The woman, who declined to give her name, paid her bill and walked outside, where Davis thanked her for coming.

"She' s been eating here for years," he said. "She always sits at the same table. We have other people who ate here as kids, and now they bring their grandkids. I think there' s kind of a mystique about the place."

Gutted and modernized

But where some see mystique, others see something else.

Others like Palmer Hughes III, the building owner. What he sees mostly is a facility in desperate need of refurbishment.

"The Waffle Shop has been a great tenant, and it has a nice ambience," he said. "But the building is old and it has to be fixed up."

The Arcade Building was constructed by Hughes' grandfather, Palmer Hughes Sr., an oil company executive. At the time, it connected a trolley station with Girard Avenue, the heart of La Jolla' s commercial district.
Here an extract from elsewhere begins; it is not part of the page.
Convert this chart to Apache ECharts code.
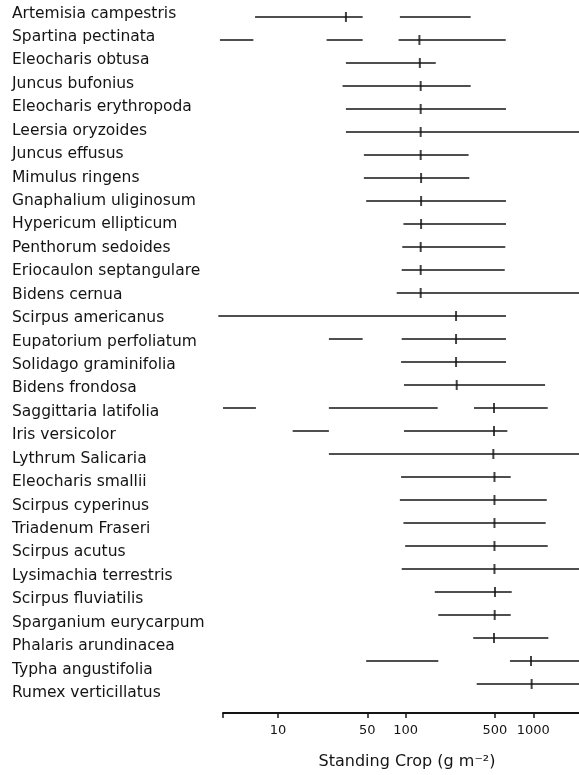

Hughes Sr. willed the building to his son, Palmer Hughes Jr., a foreign-car dealer. When Hughes Jr. died in November 1997, he left the building for Hughes III.

According to the owner, the building needs a new roof, new pipes, a new bathroom -- "basically bringing things up to the 20th century," he said. The restaurant space will be gutted and modernized, he added.

Hughes said Davis has been paying below-market rent for some time, and the new tenant -- Spirals, a Palo-Alto based store that sells the work of dozens of artists -- will be paying more. Davis said it' s his understanding that the rent will almost double.

"Restaurants are hard on buildings," Hughes said. "There' s a lot more wear and tear. I have a different menu for what I want to do with my building."

Davis is sad, but he said he understands. Business is business. Now his own future, and that of his five employees, is uncertain. People have encouraged him to open the Waffle Shop in a different location, "but it' s so hard to find a place that would work in La Jolla," he said.

So he' s thinking about retirement and playing more golf.

"It' s been fun, a great experience," he said, and then he added a phrase he tried hard to avoid for 20 years: "But things change."